Depuis dix ans les entreprises ont mobilisé des ressources considérables pour moderniser leurs systèmes d'information, à l’aide notamment des fameux progiciels intégrés (les ERP). Pour autant, le bilan de cette décennie d’ERP n’est toujours pas tiré, et ne le sera sans doute jamais. Certes des voix ont bien tenté de briser le tabou du recours systématique à l’ERP… Sans grand succès ! Aujourd’hui le discours semble changer.

Telle est du moins l’impression donnée par la lecture du dernier numéro (n°61) de la revue scientifique Sciences de la Société (1) intitulé « le mythe de l’organisation intégrée : Les Progiciels de Gestion ». De par leurs observations de terrain, les différents contributeurs de ce dossier, tous chercheurs, constatent unanimement que ces ERP « ne marchent pas bien », notamment à cause des incroyables contraintes qu’ils génèrent si souvent. Naturellement ils s’interrogent sur l’origine de ces difficultés. L’outil serait-il inadapté ? ou est-ce son utilisation qui est en cause ?

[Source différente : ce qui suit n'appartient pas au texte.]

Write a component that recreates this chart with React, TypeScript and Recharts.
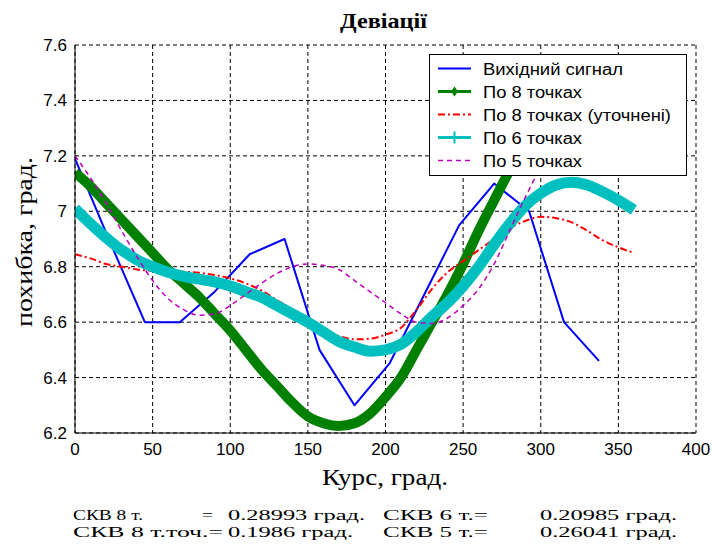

La réponse est clairement synthétisée par Denis Segrestin (2) : « C’est l’ambivalence de l’ERP, son double visage, qui autorise à la fois un « contrôle programmé » de l’activité (de type routinier et hiérarchique) mais aussi un « contrôle interactif » (autorisant les apprentissages) qui « plombe » l’outil, même dans les cas où le management semblait le mieux disposé. Autrement dit, les ERP ont la fâcheuse tendance de tomber du mauvais côté, celui du contrôle programmé ». En clair, l’outil est capable du meilleur comme du pire : le problème étant qu’il « tombe » presque toujours du côté du pire ! Alors, si ni l’outil ni le management de l’entreprise ne sont directement en cause, à qui la faute ?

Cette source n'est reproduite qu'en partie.